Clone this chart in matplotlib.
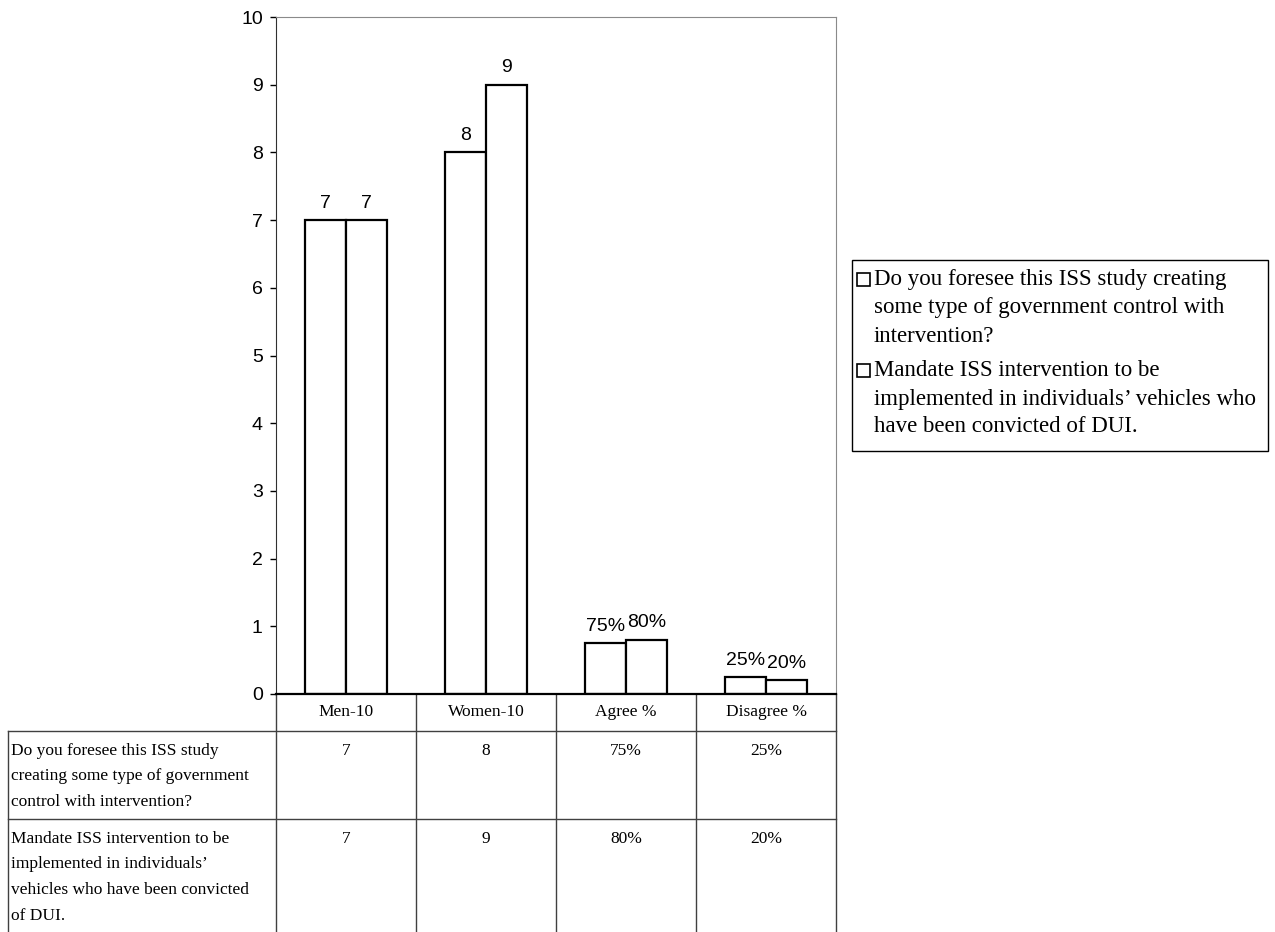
import numpy as np
import matplotlib
matplotlib.use("Agg")
import matplotlib.pyplot as plt
from matplotlib.patches import Rectangle

# survey answers, one list per question
categories = ["Men-10", "Women-10", "Agree %", "Disagree %"]
q_control = [7, 8, 0.75, 0.25]
q_mandate = [7, 9, 0.80, 0.20]
is_pct = [False, False, True, True]
series_names = [
    "Do you foresee this ISS study\ncreating some type of government\ncontrol with intervention?",
    "Mandate ISS intervention to be\nimplemented in individuals\u2019\nvehicles who have been convicted\nof DUI.",
]
legend_names = [
    "Do you foresee this ISS study creating\nsome type of government control with\nintervention?",
    "Mandate ISS intervention to be\nimplemented in individuals\u2019 vehicles who\nhave been convicted of DUI.",
]
yticks = list(range(0, 11))

SANS = "Liberation Sans"
SERIF = "Liberation Serif"
W, H = 1275, 932


def fmt(v, pct):
    return f"{v:.0%}" if pct else f"{v:g}"


fig = plt.figure(figsize=(W / 100, H / 100), dpi=100)
ax_l, ax_r, ax_t, ax_b = 276, 836, 17, 694
ax = fig.add_axes([ax_l / W, 1 - ax_b / H, (ax_r - ax_l) / W, (ax_b - ax_t) / H])

x = np.arange(len(categories))
bw = 0.29
for off, vals in ((-bw / 2, q_control), (bw / 2, q_mandate)):
    bars = ax.bar(x + off, vals, width=bw, facecolor="white", edgecolor="black", linewidth=1.6)
    for b, v, p in zip(bars, vals, is_pct):
        ax.annotate(fmt(v, p), (b.get_x() + b.get_width() / 2, b.get_height()),
                    xytext=(0, 9), textcoords="offset points", ha="center", va="baseline",
                    fontsize=14, family=SANS)

ax.set_xlim(-0.5, len(categories) - 0.5)
ax.set_ylim(0, 10)
ax.set_yticks(yticks)
ax.set_xticks([])
ax.tick_params(axis="y", direction="out", length=4.5, width=1, pad=5, labelsize=14)
for lab in ax.get_yticklabels():
    lab.set_family(SANS)
ax.spines["left"].set_color("#303030")
ax.spines["bottom"].set_color("black")
ax.spines["bottom"].set_linewidth(1.6)
for s in ("top", "right"):
    ax.spines[s].set_color("#8a8a8a")

# data table and legend, laid out in pixel units
pix = fig.add_axes([0, 0, 1, 1], zorder=-1)
pix.set_xlim(0, W)
pix.set_ylim(H, 0)
pix.axis("off")

tbl_left = 8
col_w = (ax_r - ax_l) / len(categories)
col_edges = [ax_l + i * col_w for i in range(len(categories) + 1)]
row_edges = [ax_b, 731, 819, H]
line_kw = dict(color="#404040", linewidth=1)
for xe in col_edges:
    pix.plot([xe, xe], [ax_b, H], **line_kw)
pix.plot([tbl_left, tbl_left], [row_edges[1], H], **line_kw)
for ye in row_edges[1:3]:
    pix.plot([tbl_left, ax_r], [ye, ye], **line_kw)

for i, c in enumerate(categories):
    pix.text(col_edges[i] + col_w / 2, (row_edges[0] + row_edges[1]) / 2, c,
             ha="center", va="center", fontsize=12.5, family=SERIF)

line_h = 25.5
for r, (name, vals) in enumerate(zip(series_names, (q_control, q_mandate))):
    top = row_edges[r + 1]
    for k, ln in enumerate(name.split("\n")):
        pix.text(tbl_left + 3, top + 20 + k * line_h, ln, ha="left", va="center",
                 fontsize=12.5, family=SERIF)
    for i, (v, p) in enumerate(zip(vals, is_pct)):
        pix.text(col_edges[i] + col_w / 2, top + 20, fmt(v, p), ha="center", va="center",
                 fontsize=12.5, family=SERIF)

# legend box: square key next to the first line of each entry
lg_l, lg_t, lg_r, lg_b = 852, 260, 1268, 451
pix.add_patch(Rectangle((lg_l, lg_t), lg_r - lg_l, lg_b - lg_t, facecolor="white",
                        edgecolor="black", linewidth=1))
lg_line = 28
y = lg_t + 20
for name in legend_names:
    pix.add_patch(Rectangle((857, y - 7), 13, 13, facecolor="white", edgecolor="black",
                            linewidth=1.2))
    for ln in name.split("\n"):
        pix.text(874, y, ln, ha="left", va="center", fontsize=16.5, family=SERIF)
        y += lg_line
    y += 7

fig.savefig("out.png", dpi=100)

# # # # # # #

Pictures stay out. Print the data exactly, from its first line through the line containing "from matplotlib.patches import Rectangle".

### Final answer
Clone this chart in matplotlib.
import numpy as np
import matplotlib
matplotlib.use("Agg")
import matplotlib.pyplot as plt
from matplotlib.patches import Rectangle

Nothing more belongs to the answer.